Even a credit‑fuelled boom must find an audience for the mounting federal deficit. Hayes’ solution is the stablecoin sector, which already places most of its assets under custody in US Treasury bills. On-chain data, he notes, suggest that roughly nine cents of every new dollar in total crypto market value migrates into stablecoins. “Let’s assume that Trump propels the total crypto market cap to $100 trillion by 2028,” he writes; “that would create roughly $9 trillion in T‑bill purchasing power.”

The mechanism recalls World War II financing, when the Treasury skewed issuance toward short‑term bills. In Hayes’ view, a self‑reinforcing loop emerges: wartime procurement fuels credit expansion, higher credit lifts crypto, larger crypto capitalization feeds stablecoin demand for T‑bills, and those purchases backstop further deficits.

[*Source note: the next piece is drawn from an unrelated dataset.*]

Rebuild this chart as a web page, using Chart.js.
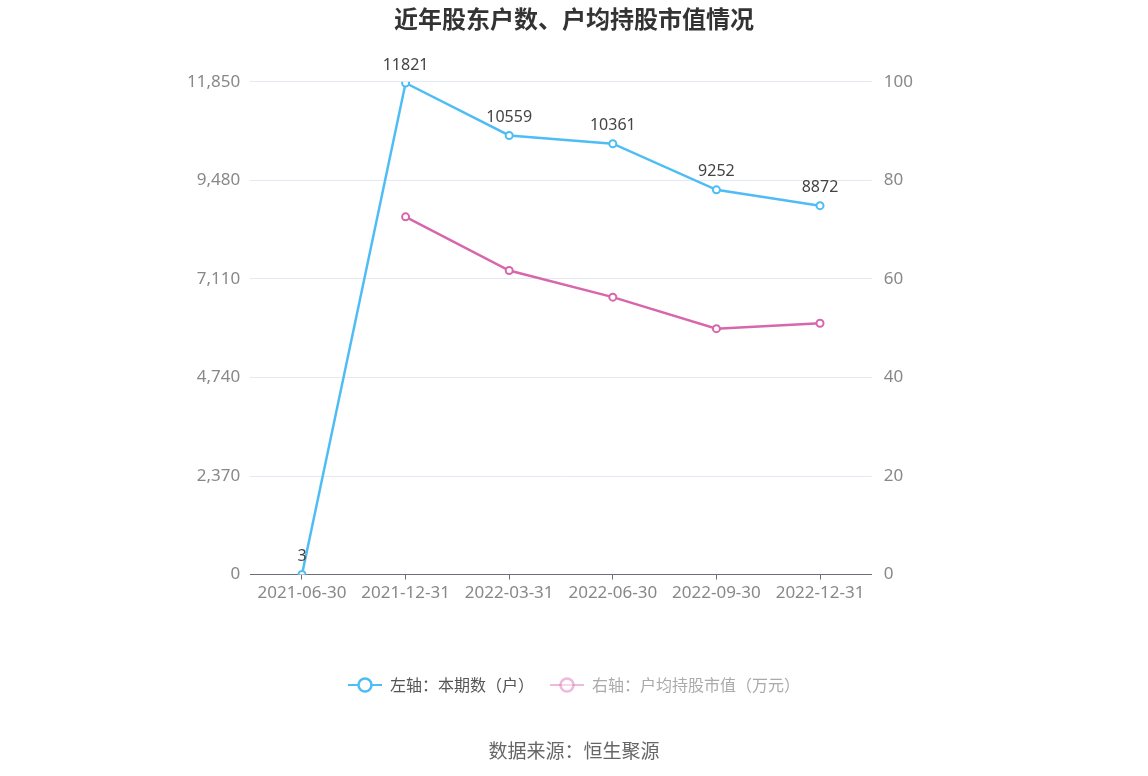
<!DOCTYPE html>
<html lang="zh">
<head>
  <meta charset="UTF-8" />
  <title>近年股东户数、户均持股市值情况</title>
  <script src="https://cdn.jsdelivr.net/npm/chart.js"></script>
  <style>
    html, body { margin: 0; padding: 0; background: #fff; }
    .wrap { position: relative; width: 1148px; height: 776px; }
    .source {
      position: absolute; left: 0; width: 1148px; top: 736px;
      text-align: center; font: 19px "Noto Sans CJK SC", sans-serif; color: #666;
    }
  </style>
</head>
<body>
  <div class="wrap">
    <canvas id="holdersChart" width="1148" height="776"></canvas>
    <div class="source">数据来源：恒生聚源</div>
  </div>

  <script>
    const FONT = '"Noto Sans", "Noto Sans CJK SC", sans-serif';
    const CJK = '"Noto Sans CJK SC", sans-serif';

    const periods = ['2021-06-30', '2021-12-31', '2022-03-31', '2022-06-30', '2022-09-30', '2022-12-31'];
    const holders = [3, 11821, 10559, 10361, 9252, 8872];
    const avgValue = [null, 72.6, 61.7, 56.3, 49.9, 51.0];
    const leftTicks = [0, 2370, 4740, 7110, 9480, 11850];
    const rightTicks = [0, 20, 40, 60, 80, 100];

    const blue = '#4fbdf5';
    const pink = '#d866ad';

    // little legend icon: line with hollow circle
    function legendIcon(color, alpha) {
      const c = document.createElement('canvas');
      c.width = 34; c.height = 18;
      const g = c.getContext('2d');
      g.globalAlpha = alpha;
      g.strokeStyle = color;
      g.lineWidth = 2;
      g.beginPath(); g.moveTo(0, 9); g.lineTo(34, 9); g.stroke();
      g.fillStyle = '#fff';
      g.lineWidth = 2.5;
      g.beginPath(); g.arc(17, 9, 6.5, 0, Math.PI * 2); g.fill(); g.stroke();
      return c;
    }

    // values above the blue points
    const pointLabels = {
      id: 'pointLabels',
      afterDatasetsDraw(chart) {
        const ctx = chart.ctx;
        const meta = chart.getDatasetMeta(0);
        ctx.save();
        ctx.font = '16px ' + FONT;
        ctx.fillStyle = '#444';
        ctx.textAlign = 'center';
        ctx.textBaseline = 'bottom';
        meta.data.forEach((pt, i) => {
          ctx.fillText(String(holders[i]), pt.x, pt.y - 10);
        });
        ctx.restore();
      }
    };

    // title and legend are centred on the whole canvas, not the plot
    const centerBlocks = {
      id: 'centerBlocks',
      afterLayout(chart) {
        [chart.titleBlock, chart.legend].forEach(b => {
          if (!b) return;
          b.left = 0;
          b.right = chart.width;
        });
      }
    };

    new Chart(document.getElementById('holdersChart'), {
      type: 'line',
      data: {
        labels: periods,
        datasets: [{
          label: '左轴：本期数（户）',
          data: holders,
          yAxisID: 'y',
          borderColor: blue,
          backgroundColor: '#fff',
          borderWidth: 2.5,
          pointRadius: 3.5,
          pointBorderWidth: 2,
          pointBackgroundColor: '#fff',
          pointBorderColor: blue,
          tension: 0
        }, {
          label: '右轴：户均持股市值（万元）',
          data: avgValue,
          yAxisID: 'y1',
          borderColor: pink,
          backgroundColor: '#fff',
          borderWidth: 2.5,
          pointRadius: 3.5,
          pointBorderWidth: 2,
          pointBackgroundColor: '#fff',
          pointBorderColor: pink,
          tension: 0
        }]
      },
      options: {
        responsive: false,
        animation: false,
        layout: { padding: { left: 177, right: 231, top: 4, bottom: 73 } },
        plugins: {
          title: {
            display: true,
            text: '近年股东户数、户均持股市值情况',
            color: '#333',
            font: { family: CJK, size: 24, weight: 'bold' },
            padding: { top: 0, bottom: 49 }
          },
          legend: {
            position: 'bottom',
            labels: {
              usePointStyle: true,
              pointStyleWidth: 34,
              padding: 16,
              font: { family: CJK, size: 16 },
              generateLabels(chart) {
                return chart.data.datasets.map((ds, i) => ({
                  text: ds.label,
                  datasetIndex: i,
                  pointStyle: legendIcon(ds.borderColor, i === 0 ? 1 : 0.45),
                  fontColor: i === 0 ? '#555' : '#aaa',
                  lineWidth: 0,
                  strokeStyle: 'transparent',
                  fillStyle: 'transparent',
                  hidden: false
                }));
              }
            }
          },
          tooltip: { enabled: false }
        },
        scales: {
          x: {
            offset: true,
            afterFit(scale) { scale.height += 55; },
            grid: { display: true, drawOnChartArea: false, offset: false, tickLength: 5, color: '#6e7079' },
            border: { display: true, color: '#6e7079', width: 1 },
            ticks: { color: '#888', font: { family: FONT, size: 17 }, padding: 3 }
          },
          y: {
            position: 'left',
            min: 0,
            max: 11850,
            afterBuildTicks(axis) { axis.ticks = leftTicks.map(v => ({ value: v })); },
            grid: { color: '#e3e8f2', drawTicks: false },
            border: { display: false },
            ticks: { color: '#888', font: { family: FONT, size: 17 }, padding: 10 }
          },
          y1: {
            position: 'right',
            min: 0,
            max: 100,
            afterBuildTicks(axis) { axis.ticks = rightTicks.map(v => ({ value: v })); },
            grid: { display: false },
            border: { display: false },
            ticks: { color: '#888', font: { family: FONT, size: 17 }, padding: 4 }
          }
        }
      },
      plugins: [pointLabels, centerBlocks]
    });
  </script>
</body>
</html>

Trading Tactics—And The Year‑End Call

Against that macro backdrop Hayes declares his investment vehicle, Maelstrom, “fully invested,” and explains why: “It’s pretty simple: Maelstrom is fully invested. Because we are degens, the shitcoin space offers amazing opportunities to outperform Bitcoin, the crypto reserve asset. […] Ether has been the most hated large-cap crypto. No more; the Western institutional investor class, whose chief cheerleader is Tom Lee, loves Ether. Buy first, ask questions later.”

His numerical convictions are explicit: Bitcoin $250,000 and Ether $10,000 by 31 December 2025. The Western credit geyser is, he writes, “about to tear the market a new asshole.” Yet he repeatedly reminds readers that these are personal views, not investment advice.

At press time, Bitcoin traded at $118,368.